Kur'an-ı Kerim ve Türkçe Meali Sayfa 166
131. Onlara bir iyilik geldiğinde: “Bu, bizim içindir” derlerdi. Ne zaman da başları dara düşse bunu Musa ve onun yandaşlarının uğursuzluğuna verirlerdi. Şüphesiz, onların uğursuzlukları (yaptıkları yüzünden) Allah tarafından öngörülmüştür. Ne var ki, çokları bunu bilmezler.
132. (Firavun'un yandaşları, Musa'ya) dediler ki: “Bizi büyülemek için her ne getirirsen getir, biz sana inanacak değiliz.”
133. Bunun üzerine biz de onlara, ayrı ayrı birer mucize olarak su baskını, çekirge sürüsü, zararlı böcek salgını, kurbağalar ve (sularına) kan gönderdik. Yine de büyüklük taslayarak günahkâr bir toplum oldular.

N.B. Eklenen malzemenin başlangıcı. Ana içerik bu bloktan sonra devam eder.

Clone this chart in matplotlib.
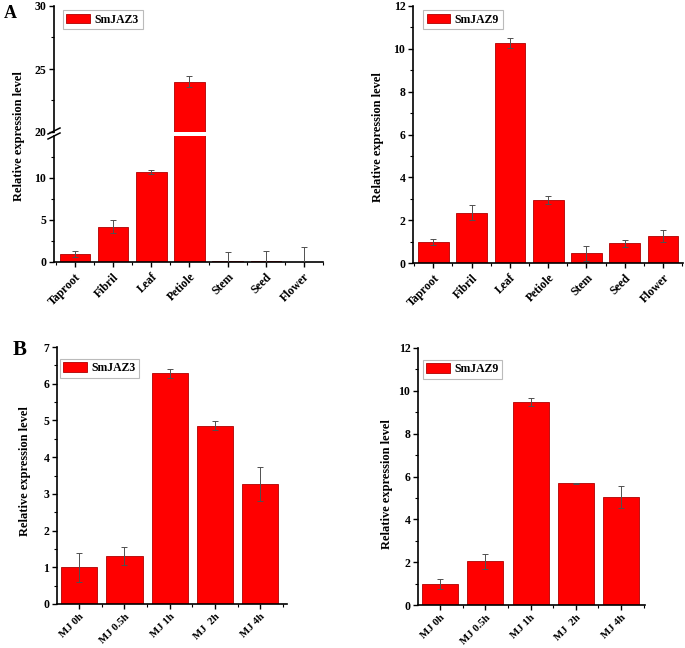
import matplotlib
matplotlib.use('Agg')
import matplotlib.pyplot as plt
from matplotlib.ticker import MultipleLocator, FixedLocator
from matplotlib.lines import Line2D

plt.rcParams['font.family'] = ['Liberation Serif', 'DejaVu Serif']
plt.rcParams['font.weight'] = 'bold'
plt.rcParams['axes.labelweight'] = 'bold'

# ---------------- data ----------------
tissues = ['Taproot', 'Fibril', 'Leaf', 'Petiole', 'Stem', 'Seed', 'Flower']
jaz3_tissue = [1.0, 4.2, 10.7, 24.0, 0.1, 0.1, 0.0]
jaz3_tissue_err = [0.35, 0.8, 0.25, 0.45, 1.05, 1.2, 1.8]
jaz9_tissue = [0.97, 2.35, 10.27, 2.95, 0.45, 0.92, 1.26]
jaz9_tissue_err = [0.13, 0.36, 0.24, 0.2, 0.36, 0.15, 0.3]

treatments = ['MJ 0h', 'MJ 0.5h', 'MJ 1h', 'MJ  2h', 'MJ 4h']
jaz3_mj = [1.0, 1.31, 6.28, 4.86, 3.26]
jaz3_mj_err = [0.4, 0.24, 0.13, 0.12, 0.46]
jaz9_mj = [0.98, 2.05, 9.48, 5.68, 5.04]
jaz9_mj_err = [0.25, 0.35, 0.2, 0.03, 0.5]

W, H = 685, 648
fig = plt.figure(figsize=(W / 100, H / 100), dpi=100)

BAR = '#FF0000'
EDGE = '#B00000'
ERR = '#505050'
YTICKFS = 8.5
LABFS = 9
LEGFS = 8.5


def px_axes(x0, x1, ytop, ybot):
    return fig.add_axes([x0 / W, 1 - ybot / H, (x1 - x0) / W, (ybot - ytop) / H])


def style(ax, xpad):
    for s in ['top', 'right']:
        ax.spines[s].set_visible(False)
    ax.spines['left'].set_linewidth(1.2)
    ax.spines['bottom'].set_linewidth(1.2)
    ax.tick_params(axis='both', which='major', direction='out', length=3.5, width=1.0,
                   labelsize=YTICKFS, pad=2)
    ax.tick_params(axis='x', which='major', pad=xpad)
    ax.tick_params(axis='both', which='minor', direction='out', length=2, width=0.8)


def bars(ax, names, vals, errs):
    x = list(range(len(names)))
    ax.bar(x, vals, width=0.8, color=BAR, edgecolor=EDGE, linewidth=0.6, zorder=2)
    ax.errorbar(x, vals, yerr=errs, fmt='none', ecolor=ERR, elinewidth=0.7,
                capsize=2, capthick=0.7, zorder=3)
    return x


def xlabels(ax, names, fs):
    x = list(range(len(names)))
    ax.set_xticks(x)
    ax.set_xticklabels(names, rotation=45, ha='right', rotation_mode='anchor',
                       fontsize=fs, fontweight='bold')
    ax.xaxis.set_minor_locator(FixedLocator([i - 0.5 for i in range(len(names) + 1)]))


def legend(ax, label, fx, fy):
    leg = ax.legend([plt.Rectangle((0, 0), 1, 1, facecolor=BAR, edgecolor=EDGE, linewidth=0.6)],
                    [label], loc='upper left', bbox_to_anchor=(fx, fy), borderaxespad=0,
                    fancybox=False, framealpha=1, edgecolor='#BBBBBB',
                    handlelength=2.0, handleheight=0.9, borderpad=0.3, handletextpad=0.4,
                    prop={'weight': 'bold', 'size': LEGFS})
    leg.get_frame().set_linewidth(0.8)


# ---------------- Panel A left (broken axis) ----------------
axL = px_axes(54, 323, 136, 262)
axU = px_axes(54, 323, 6, 132)
for a in (axL, axU):
    bars(a, tissues, jaz3_tissue, jaz3_tissue_err)
    a.set_xlim(-0.55, 6.5)
    style(a, 3)
axL.set_ylim(0, 15)
axL.yaxis.set_major_locator(FixedLocator([0, 5, 10]))
axL.yaxis.set_minor_locator(FixedLocator([2.5, 7.5, 12.5]))
axU.set_ylim(20, 30)
axU.yaxis.set_major_locator(MultipleLocator(5))
axU.yaxis.set_minor_locator(MultipleLocator(2.5))
axU.spines['bottom'].set_visible(False)
axU.tick_params(axis='x', which='both', bottom=False, labelbottom=False)
xlabels(axL, tissues, 8.5)
axU.set_xticks([])
axU.xaxis.set_minor_locator(FixedLocator([]))
legend(axU, 'SmJAZ3', 0.033, 0.968)
axL.set_ylabel('Relative expression level', fontsize=LABFS, fontweight='bold', va='center')
axL.yaxis.set_label_coords(19 / W, 1 - 136 / H, transform=fig.transFigure)
for yc in (131.0, 136.0):
    fig.add_artist(Line2D([48 / W, 60 / W], [1 - (yc + 3) / H, 1 - (yc - 3) / H],
                          transform=fig.transFigure, color='black', linewidth=1.1))

# ---------------- Panel A right ----------------
ax = px_axes(413, 683, 6, 263)
bars(ax, tissues, jaz9_tissue, jaz9_tissue_err)
ax.set_xlim(-0.53, 6.52)
ax.set_ylim(0, 12)
ax.yaxis.set_major_locator(MultipleLocator(2))
ax.yaxis.set_minor_locator(MultipleLocator(1))
style(ax, 3)
xlabels(ax, tissues, 8.5)
legend(ax, 'SmJAZ9', 0.037, 0.984)
ax.set_ylabel('Relative expression level', fontsize=LABFS, fontweight='bold', va='center')
ax.yaxis.set_label_coords(378.5 / W, 1 - 137 / H, transform=fig.transFigure)

# ---------------- Panel B left ----------------
ax = px_axes(57, 287, 347, 604)
bars(ax, treatments, jaz3_mj, jaz3_mj_err)
ax.set_xlim(-0.49, 4.59)
ax.set_ylim(0, 7)
ax.yaxis.set_major_locator(MultipleLocator(1))
ax.yaxis.set_minor_locator(MultipleLocator(0.5))
style(ax, 2.5)
xlabels(ax, treatments, 7.8)
legend(ax, 'SmJAZ3', 0.011, 0.955)
ax.set_ylabel('Relative expression level', fontsize=LABFS, fontweight='bold', va='center')
ax.yaxis.set_label_coords(25 / W, 1 - 471 / H, transform=fig.transFigure)

# ---------------- Panel B right ----------------
ax = px_axes(418, 645, 348, 605)
bars(ax, treatments, jaz9_mj, jaz9_mj_err)
ax.set_xlim(-0.49, 4.53)
ax.set_ylim(0, 12)
ax.yaxis.set_major_locator(MultipleLocator(2))
ax.yaxis.set_minor_locator(MultipleLocator(1))
style(ax, 2.5)
xlabels(ax, treatments, 7.8)
legend(ax, 'SmJAZ9', 0.02, 0.955)
ax.set_ylabel('Relative expression level', fontsize=LABFS, fontweight='bold', va='center')
ax.yaxis.set_label_coords(386.7 / W, 1 - 484.5 / H, transform=fig.transFigure)

# panel letters
fig.text(10 / W, 1 - 14 / H, 'A', fontsize=13, fontweight='bold', ha='center', va='center')
fig.text(20 / W, 1 - 350 / H, 'B', fontsize=15, fontweight='bold', ha='center', va='center')

fig.savefig('out.png', dpi=100)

134. Ne zaman ki azap üzerlerine çöktü: “Ey Musa sana verdiği söze dayanarak, bizim için Rabbine dua et! Eğer bu azabı bizden kaldırırsan, andolsun ki, sana kesinlikle iman eder ve muhakkak İsrailoğullarını seninle birlikte (Mısır'dan) göndeririz” dediler.
135. Ne zaman ki, onların erişebilecekleri bir süreye (boğulma vaktine) kadar, o iğrenç azabı üzerlerinden kaldırdık, onlar yine yeminlerini bozdular (sözlerine durmadılar).
136. Bu yüzden; biz de onlardan intikam aldık/hakkı teslim ettik; ayetlerimizi yalanlayıp umursamadıkları için hepsini denizde boğduk.
137. O güne kadar horlanan, ezilen toplumu (Yahudileri) bereketlerle donattığımız toprakların doğusuna ve batısına mirasçı kıldık. İsrailoğulları'nın sabırlarına karşılık, Rabbinin onlara verdiği güzel söz gerçekleşti. Firavn'un ve soydaşlarının ortaya koydukları eserleri ve yükselttikleri yapıları yıkıp yok ettik.